En agosto del año pasado, México acusó a productores y distribuidores de armas norteamericanos de “prácticas comerciales negligentes e ilícitas que facilitan el tráfico ilegal de armas a México”. Lo hizo ante un juez en Massachusetts, mismo que finalmente desestimó la denuncia porque alguna ley protege a los fabricantes contra cargos por la forma en que los compradores usen sus armas. Ante tal situación, el gobierno de nuestro país ya declaró que impugnará el fallo para persistir en el intento de restringir el acceso de los narcotraficantes mexicanos a los arsenales que se venden tan fácilmente en el vecino país del norte, sobre todo en las tiendas de armas que se ubican muy cerca de la frontera con nuestro país.
Nuestro gobierno, además, está preparando una segunda demanda, con similares características y contra las mismas armerías, pero ahora en Arizona para aprovechar una nueva legislación bipartidista que fue impulsada a raíz de la masacre en Uvalde, Texas. La idea es aprovechar que esta ley sanciona “a quienes compren armas que vayan a ser utilizadas por grupos criminales” Y, por si no fuera suficiente, nuestro gobierno presentó la misma denuncia ante la Comisión Interamericana de Derechos Humanos.
En síntesis, somos un país que se siente agraviado por la laxitud con la que se fabrican y venden armas de fuego en Estados Unidos y culpamos a gobierno y fabricantes de armas de ese país de que esas mismas armas sean usadas por los narcotraficantes mexicanos para cometer sus asesinatos.
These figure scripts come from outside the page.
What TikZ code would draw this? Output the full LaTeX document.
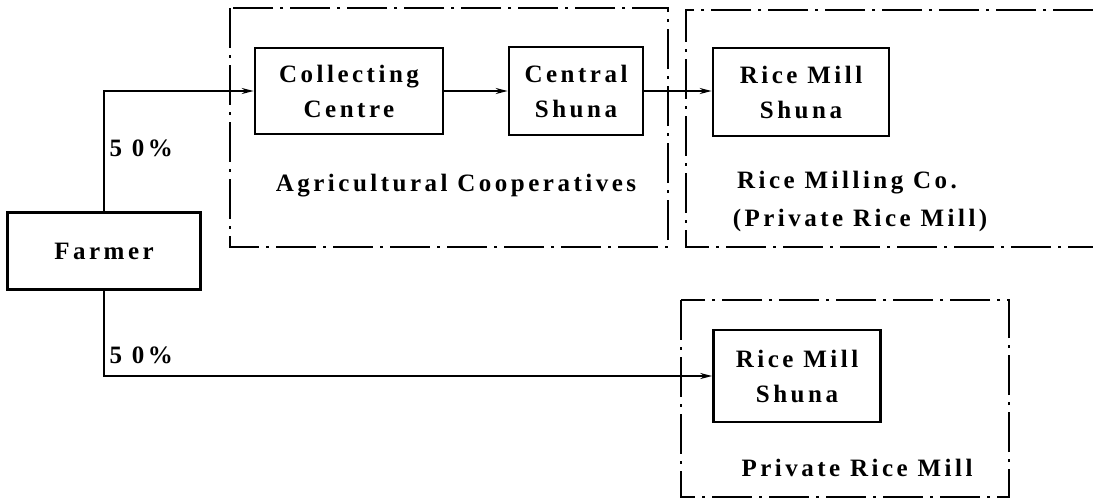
\documentclass[tikz,border=0pt]{standalone}
\usepackage{fontspec}
\setmainfont{Liberation Serif}[LetterSpace=14]
\usetikzlibrary{arrows.meta}
\begin{document}
\begin{tikzpicture}[x=1pt,y=-1pt,
  every node/.style={font=\fontsize{25}{35}\selectfont\bfseries},
  unit/.style={draw,line width=2.6pt,align=center,inner sep=0pt},
  group/.style={line width=2.6pt,dash pattern=on 40pt off 7pt on 3pt off 7pt},
  flow/.style={line width=1.4pt,-{Stealth[length=12pt,width=6pt]}},
  caption/.style={anchor=center}]
\useasboundingbox (0,0) rectangle (1093,501);

% organisational boundaries
\draw[group] (230,8) rectangle (668,247);
\draw[group] (1093,10) -- (686,10) -- (686,247) -- (1093,247);
\draw[group] (681,300) rectangle (1009,497);

% processing units
\node[unit,minimum width=188pt,minimum height=86pt] (coll) at (349,91) {Collecting\\Centre};
\node[unit,minimum width=134pt,minimum height=88pt] (cent) at (576,91) {Central\\Shuna};
\node[unit,minimum width=176pt,minimum height=88pt] (rm1) at (801,92) {Rice Mill\\Shuna};
\node[unit,minimum width=167pt,minimum height=92pt] (rm2) at (797,376) {Rice Mill\\Shuna};
\node[unit,minimum width=193pt,minimum height=77pt] (farm) at (104,251) {Farmer};

% group captions
\node[caption] (agc) at (456,186) {Agricultural Cooperatives};
\node[caption] (rmc) at (847,183) {Rice Milling Co.};
\node[caption] (rmp) at (860,220) {(Private Rice Mill)};
\node[caption] (prm) at (857,468) {Private Rice Mill};

% product flows
\draw[flow] (farm.north) |- (coll.west);
\draw[flow] (coll.east) -- (cent.west);
\draw[flow] (cent.east) -- (cent.east -| rm1.west);
\draw[flow] (farm.south) |- (rm2.west);

% shares
\node[anchor=west] (s1) at (106,148) {5 0\%};
\node[anchor=west] (s2) at (106,355) {5 0\%};
\end{tikzpicture}
\end{document}
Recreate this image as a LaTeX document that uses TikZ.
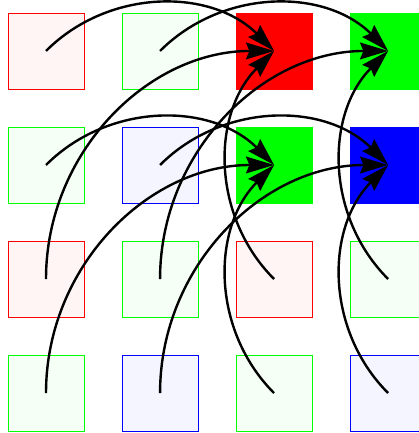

Paradójicamente, ante la misma Comisión Interamericana de Derechos Humanos, el gobierno mexicano ha sido denunciado como el responsable de “la militarización de la seguridad pública de nuestro país”, denuncia presentada por 23 diversas organizaciones, casi todas vinculadas con la defensa de los derechos humanos. Entre ellas destaca el Centro de Derechos Humanos Miguel Agustín Pro y la agrupación “Buscando Desaparecidos México” (Buscame). Argumentan, con justa razón, que desde que Calderón sacó al ejército de sus cuarteles para cuidar las calles de nuestras ciudades, las violaciones a los derechos humanos de pacíficos ciudadanos mexicanos (lo que incluye desapariciones y ejecuciones) han aumentado drásticamente y, lo peor, a manos de quienes tienen la obligación de protegernos.
Para sustentar lo anterior, el Centro Pro ha señalado que de 2019 a agosto de 2022, la Comisión Nacional de Derechos Humanos recibió mil 560 denuncias contra elementos del ejército y más de 300 contra los de la Marina. De manera que una mayor permanencia de los militares en las calles solo puede presagiar una mayor vulneración de los derechos humanos. Esta postura es respaldada por la ONU, particularmente por la representación en México de la Oficina del Alto Comisionado de Naciones Unidas para los Derechos Humanos. La respuesta de nuestro gobierno ante tal denuncia ha sido, como ya se ha vuelto una lastimosa costumbre, la descalificación hacia dichas organizaciones, al grado de acusarlas de “servir, simular y actuar como arietes del conservadurismo de México y de otras naciones”, esto dicho por el mismísimo López Obrador. Así, tenemos un gobierno que, por un lado, exige al gobierno de otro país (Estados Unidos) que haga la chamba de proteger nuestra frontera (chamba que le corresponde al gobierno mexicano) y, por otro lado, ese mismo gobierno, el mexicano, sostiene que poner a militares (con la orden de ¡abrazos, no balazos!) a cuidar nuestras calles es una política adecuada porque ya “no se violan derechos humanos y ninguna corporación militar comete actos de barbarie”. Bueno, eso es lo que dice el gobierno mexicano. La sociedad civil, para variar, tiene otros datos.